Reproduce exactly, with no pictures, each line from the opening of the material down through the line containing "a_ph4_err = [0.3, 0.6, 0.2, 0.35, 0.2, 0.3]".

Recorded data:
=-=-=
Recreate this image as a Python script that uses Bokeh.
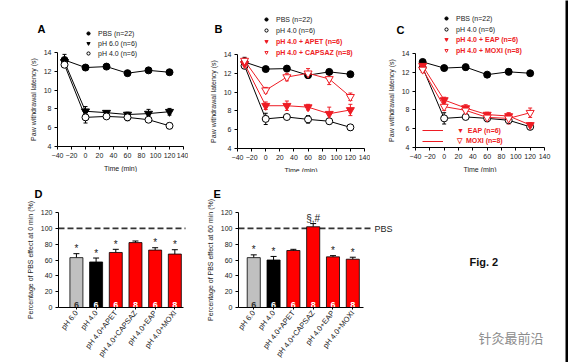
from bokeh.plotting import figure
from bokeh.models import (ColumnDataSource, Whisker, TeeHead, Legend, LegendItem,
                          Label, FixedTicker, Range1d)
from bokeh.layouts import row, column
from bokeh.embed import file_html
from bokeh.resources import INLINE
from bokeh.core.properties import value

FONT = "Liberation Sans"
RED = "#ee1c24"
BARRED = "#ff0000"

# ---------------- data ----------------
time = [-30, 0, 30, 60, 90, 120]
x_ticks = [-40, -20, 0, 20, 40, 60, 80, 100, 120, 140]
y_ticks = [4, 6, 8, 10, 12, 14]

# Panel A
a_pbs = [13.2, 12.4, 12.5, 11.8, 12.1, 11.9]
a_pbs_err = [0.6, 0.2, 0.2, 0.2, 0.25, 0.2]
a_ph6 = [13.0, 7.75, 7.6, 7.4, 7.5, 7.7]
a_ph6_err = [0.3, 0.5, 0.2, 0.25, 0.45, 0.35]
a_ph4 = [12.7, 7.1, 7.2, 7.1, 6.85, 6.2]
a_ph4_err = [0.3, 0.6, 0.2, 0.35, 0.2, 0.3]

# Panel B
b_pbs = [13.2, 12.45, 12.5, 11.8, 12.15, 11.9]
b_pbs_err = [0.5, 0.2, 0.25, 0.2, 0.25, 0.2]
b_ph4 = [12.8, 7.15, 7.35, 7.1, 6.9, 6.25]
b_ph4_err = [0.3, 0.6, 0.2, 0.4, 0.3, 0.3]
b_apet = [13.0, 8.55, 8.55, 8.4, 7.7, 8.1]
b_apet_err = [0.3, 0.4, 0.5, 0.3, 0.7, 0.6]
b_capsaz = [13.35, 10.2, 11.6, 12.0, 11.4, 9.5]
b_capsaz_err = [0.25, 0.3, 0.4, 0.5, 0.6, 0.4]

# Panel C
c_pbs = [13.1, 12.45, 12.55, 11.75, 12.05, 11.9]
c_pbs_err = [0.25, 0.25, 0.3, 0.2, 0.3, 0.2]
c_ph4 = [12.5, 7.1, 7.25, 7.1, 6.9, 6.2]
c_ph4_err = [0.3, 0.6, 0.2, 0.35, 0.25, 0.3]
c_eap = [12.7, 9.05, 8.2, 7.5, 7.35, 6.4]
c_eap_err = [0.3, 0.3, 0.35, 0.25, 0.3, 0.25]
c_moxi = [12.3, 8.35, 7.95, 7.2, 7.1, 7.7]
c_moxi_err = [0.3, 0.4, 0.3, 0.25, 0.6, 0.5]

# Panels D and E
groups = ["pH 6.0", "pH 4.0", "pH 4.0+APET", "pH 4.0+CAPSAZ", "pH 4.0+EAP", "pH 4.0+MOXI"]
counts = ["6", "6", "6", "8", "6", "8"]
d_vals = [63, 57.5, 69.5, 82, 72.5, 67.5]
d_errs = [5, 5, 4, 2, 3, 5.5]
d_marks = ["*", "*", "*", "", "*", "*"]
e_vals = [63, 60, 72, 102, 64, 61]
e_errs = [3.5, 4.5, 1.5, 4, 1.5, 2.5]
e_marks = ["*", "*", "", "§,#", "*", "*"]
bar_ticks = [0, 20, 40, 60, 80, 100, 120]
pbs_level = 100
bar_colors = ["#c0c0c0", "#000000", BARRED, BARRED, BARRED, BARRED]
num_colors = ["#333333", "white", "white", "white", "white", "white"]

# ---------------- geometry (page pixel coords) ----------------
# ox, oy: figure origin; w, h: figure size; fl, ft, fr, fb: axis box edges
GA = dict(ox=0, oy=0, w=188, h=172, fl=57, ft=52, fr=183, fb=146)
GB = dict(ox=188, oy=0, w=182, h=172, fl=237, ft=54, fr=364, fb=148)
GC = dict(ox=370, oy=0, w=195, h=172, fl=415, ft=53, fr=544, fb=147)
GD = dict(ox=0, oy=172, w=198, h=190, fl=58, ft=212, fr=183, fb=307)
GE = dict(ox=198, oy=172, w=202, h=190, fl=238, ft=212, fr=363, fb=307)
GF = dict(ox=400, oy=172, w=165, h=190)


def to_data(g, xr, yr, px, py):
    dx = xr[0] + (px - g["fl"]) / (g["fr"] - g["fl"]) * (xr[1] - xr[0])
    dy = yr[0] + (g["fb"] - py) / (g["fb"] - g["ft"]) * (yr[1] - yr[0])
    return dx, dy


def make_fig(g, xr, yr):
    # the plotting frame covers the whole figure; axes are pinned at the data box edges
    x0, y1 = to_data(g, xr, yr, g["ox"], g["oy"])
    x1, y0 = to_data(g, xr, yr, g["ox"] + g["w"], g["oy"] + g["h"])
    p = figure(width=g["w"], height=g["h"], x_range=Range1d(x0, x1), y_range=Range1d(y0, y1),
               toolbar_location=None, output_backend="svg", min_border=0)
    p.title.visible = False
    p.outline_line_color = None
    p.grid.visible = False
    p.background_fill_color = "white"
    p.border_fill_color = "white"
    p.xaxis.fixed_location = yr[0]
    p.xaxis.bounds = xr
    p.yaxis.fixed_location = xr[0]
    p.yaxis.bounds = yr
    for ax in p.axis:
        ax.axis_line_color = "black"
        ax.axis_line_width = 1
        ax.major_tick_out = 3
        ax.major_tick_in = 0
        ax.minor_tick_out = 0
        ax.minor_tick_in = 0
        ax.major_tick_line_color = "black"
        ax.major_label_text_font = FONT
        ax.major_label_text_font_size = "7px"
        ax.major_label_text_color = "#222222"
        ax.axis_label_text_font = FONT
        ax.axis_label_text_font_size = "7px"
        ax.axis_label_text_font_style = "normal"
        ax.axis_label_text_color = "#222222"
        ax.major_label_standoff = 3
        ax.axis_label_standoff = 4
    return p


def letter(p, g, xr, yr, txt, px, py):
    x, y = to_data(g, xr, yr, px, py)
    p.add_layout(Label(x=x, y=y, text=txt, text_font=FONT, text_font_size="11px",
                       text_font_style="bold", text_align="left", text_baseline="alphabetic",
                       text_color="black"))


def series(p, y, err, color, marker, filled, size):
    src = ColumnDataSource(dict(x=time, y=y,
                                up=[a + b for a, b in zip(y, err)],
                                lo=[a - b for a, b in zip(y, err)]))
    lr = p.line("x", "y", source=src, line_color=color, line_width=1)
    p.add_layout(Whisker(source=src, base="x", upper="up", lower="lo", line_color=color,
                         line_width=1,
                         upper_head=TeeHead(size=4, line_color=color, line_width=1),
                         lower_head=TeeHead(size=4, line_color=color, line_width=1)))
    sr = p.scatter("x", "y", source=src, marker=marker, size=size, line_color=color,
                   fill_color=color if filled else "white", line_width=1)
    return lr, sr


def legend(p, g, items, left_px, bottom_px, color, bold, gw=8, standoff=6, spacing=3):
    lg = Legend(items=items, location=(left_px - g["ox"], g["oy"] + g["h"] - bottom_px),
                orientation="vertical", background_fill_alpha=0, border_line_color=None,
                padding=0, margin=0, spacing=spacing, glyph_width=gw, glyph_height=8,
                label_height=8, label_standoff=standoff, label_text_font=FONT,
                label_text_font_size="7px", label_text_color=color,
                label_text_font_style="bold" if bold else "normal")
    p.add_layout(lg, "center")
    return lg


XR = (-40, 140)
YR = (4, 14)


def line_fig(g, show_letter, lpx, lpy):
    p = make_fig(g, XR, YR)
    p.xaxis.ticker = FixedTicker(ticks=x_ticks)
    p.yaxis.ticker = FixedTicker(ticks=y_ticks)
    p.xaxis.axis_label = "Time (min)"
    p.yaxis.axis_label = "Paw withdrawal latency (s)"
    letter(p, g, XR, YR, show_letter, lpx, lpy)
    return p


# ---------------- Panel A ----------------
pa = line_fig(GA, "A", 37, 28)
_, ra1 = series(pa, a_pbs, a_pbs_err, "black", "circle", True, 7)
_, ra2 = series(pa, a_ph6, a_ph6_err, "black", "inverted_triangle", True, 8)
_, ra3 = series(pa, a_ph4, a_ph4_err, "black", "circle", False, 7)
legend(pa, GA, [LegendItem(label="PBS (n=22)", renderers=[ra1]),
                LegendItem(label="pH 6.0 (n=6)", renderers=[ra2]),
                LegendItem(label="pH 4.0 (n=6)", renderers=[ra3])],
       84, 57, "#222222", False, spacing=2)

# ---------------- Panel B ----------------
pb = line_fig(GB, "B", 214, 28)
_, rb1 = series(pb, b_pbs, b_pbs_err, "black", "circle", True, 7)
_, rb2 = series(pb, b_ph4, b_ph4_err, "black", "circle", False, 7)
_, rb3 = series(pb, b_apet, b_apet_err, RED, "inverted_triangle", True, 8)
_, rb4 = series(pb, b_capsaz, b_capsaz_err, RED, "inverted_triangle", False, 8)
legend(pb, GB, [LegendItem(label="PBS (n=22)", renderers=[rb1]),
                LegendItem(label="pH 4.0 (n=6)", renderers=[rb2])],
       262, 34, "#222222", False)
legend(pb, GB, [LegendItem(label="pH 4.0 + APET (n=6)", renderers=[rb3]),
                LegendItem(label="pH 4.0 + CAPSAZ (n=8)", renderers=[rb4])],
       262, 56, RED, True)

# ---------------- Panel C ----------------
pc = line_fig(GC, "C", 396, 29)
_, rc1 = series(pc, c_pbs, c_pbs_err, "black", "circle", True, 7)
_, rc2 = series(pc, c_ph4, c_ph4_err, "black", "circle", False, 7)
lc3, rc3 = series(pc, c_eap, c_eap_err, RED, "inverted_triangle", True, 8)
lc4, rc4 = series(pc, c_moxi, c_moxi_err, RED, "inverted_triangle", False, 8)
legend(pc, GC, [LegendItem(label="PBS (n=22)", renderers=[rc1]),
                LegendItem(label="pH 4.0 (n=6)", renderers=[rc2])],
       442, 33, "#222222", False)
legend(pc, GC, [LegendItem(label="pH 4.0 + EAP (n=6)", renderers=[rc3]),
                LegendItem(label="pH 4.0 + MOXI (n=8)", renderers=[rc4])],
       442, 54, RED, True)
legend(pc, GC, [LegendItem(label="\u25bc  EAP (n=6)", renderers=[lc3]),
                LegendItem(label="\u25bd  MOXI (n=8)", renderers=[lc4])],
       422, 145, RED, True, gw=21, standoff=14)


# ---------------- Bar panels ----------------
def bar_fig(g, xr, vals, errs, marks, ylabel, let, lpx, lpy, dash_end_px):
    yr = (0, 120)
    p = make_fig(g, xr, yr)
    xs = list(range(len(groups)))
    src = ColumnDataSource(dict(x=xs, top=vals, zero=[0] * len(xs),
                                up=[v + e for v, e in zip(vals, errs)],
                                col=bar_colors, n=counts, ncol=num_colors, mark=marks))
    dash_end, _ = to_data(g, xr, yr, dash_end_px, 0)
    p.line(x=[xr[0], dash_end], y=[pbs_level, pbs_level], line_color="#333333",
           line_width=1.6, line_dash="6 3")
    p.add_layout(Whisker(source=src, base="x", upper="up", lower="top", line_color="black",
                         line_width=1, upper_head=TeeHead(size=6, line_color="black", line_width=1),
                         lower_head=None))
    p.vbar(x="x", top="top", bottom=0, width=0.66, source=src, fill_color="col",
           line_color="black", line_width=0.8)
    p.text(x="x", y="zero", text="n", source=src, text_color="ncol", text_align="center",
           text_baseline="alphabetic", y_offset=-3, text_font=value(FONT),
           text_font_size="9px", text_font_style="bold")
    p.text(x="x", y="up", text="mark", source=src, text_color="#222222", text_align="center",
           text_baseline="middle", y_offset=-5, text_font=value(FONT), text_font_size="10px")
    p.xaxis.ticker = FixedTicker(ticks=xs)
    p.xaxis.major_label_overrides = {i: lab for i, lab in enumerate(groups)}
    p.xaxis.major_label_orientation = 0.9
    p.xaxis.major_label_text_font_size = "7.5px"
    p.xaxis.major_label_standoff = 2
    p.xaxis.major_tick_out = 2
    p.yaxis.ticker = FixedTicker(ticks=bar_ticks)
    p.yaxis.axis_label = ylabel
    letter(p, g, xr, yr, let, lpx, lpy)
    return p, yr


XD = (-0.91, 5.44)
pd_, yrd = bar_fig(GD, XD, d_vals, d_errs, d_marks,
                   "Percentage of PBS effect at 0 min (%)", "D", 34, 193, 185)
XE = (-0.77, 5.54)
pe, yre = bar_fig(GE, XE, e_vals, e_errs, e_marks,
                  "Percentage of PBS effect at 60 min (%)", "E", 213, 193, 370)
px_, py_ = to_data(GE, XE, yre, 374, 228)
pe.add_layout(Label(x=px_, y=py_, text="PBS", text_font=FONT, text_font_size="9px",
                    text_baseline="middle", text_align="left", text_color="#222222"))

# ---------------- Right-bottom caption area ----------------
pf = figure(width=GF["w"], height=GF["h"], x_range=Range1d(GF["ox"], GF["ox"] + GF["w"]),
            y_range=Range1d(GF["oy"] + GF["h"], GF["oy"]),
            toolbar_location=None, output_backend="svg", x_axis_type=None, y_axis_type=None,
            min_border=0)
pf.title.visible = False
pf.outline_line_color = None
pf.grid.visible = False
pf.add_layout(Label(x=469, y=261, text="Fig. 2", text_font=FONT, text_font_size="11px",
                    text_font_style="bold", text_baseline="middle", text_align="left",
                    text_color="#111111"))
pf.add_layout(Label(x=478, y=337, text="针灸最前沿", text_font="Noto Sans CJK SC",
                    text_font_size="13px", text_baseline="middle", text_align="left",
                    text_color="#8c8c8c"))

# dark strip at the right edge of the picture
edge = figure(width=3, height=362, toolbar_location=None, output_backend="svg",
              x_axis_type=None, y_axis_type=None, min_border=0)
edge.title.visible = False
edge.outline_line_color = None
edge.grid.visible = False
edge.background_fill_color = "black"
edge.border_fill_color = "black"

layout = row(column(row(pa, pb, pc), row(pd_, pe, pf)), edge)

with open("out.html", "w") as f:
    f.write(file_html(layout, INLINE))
=-=-=
Finished task:
Recreate this image as a Python script that uses Bokeh.
from bokeh.plotting import figure
from bokeh.models import (ColumnDataSource, Whisker, TeeHead, Legend, LegendItem,
                          Label, FixedTicker, Range1d)
from bokeh.layouts import row, column
from bokeh.embed import file_html
from bokeh.resources import INLINE
from bokeh.core.properties import value

FONT = "Liberation Sans"
RED = "#ee1c24"
BARRED = "#ff0000"

# ---------------- data ----------------
time = [-30, 0, 30, 60, 90, 120]
x_ticks = [-40, -20, 0, 20, 40, 60, 80, 100, 120, 140]
y_ticks = [4, 6, 8, 10, 12, 14]

# Panel A
a_pbs = [13.2, 12.4, 12.5, 11.8, 12.1, 11.9]
a_pbs_err = [0.6, 0.2, 0.2, 0.2, 0.25, 0.2]
a_ph6 = [13.0, 7.75, 7.6, 7.4, 7.5, 7.7]
a_ph6_err = [0.3, 0.5, 0.2, 0.25, 0.45, 0.35]
a_ph4 = [12.7, 7.1, 7.2, 7.1, 6.85, 6.2]
a_ph4_err = [0.3, 0.6, 0.2, 0.35, 0.2, 0.3]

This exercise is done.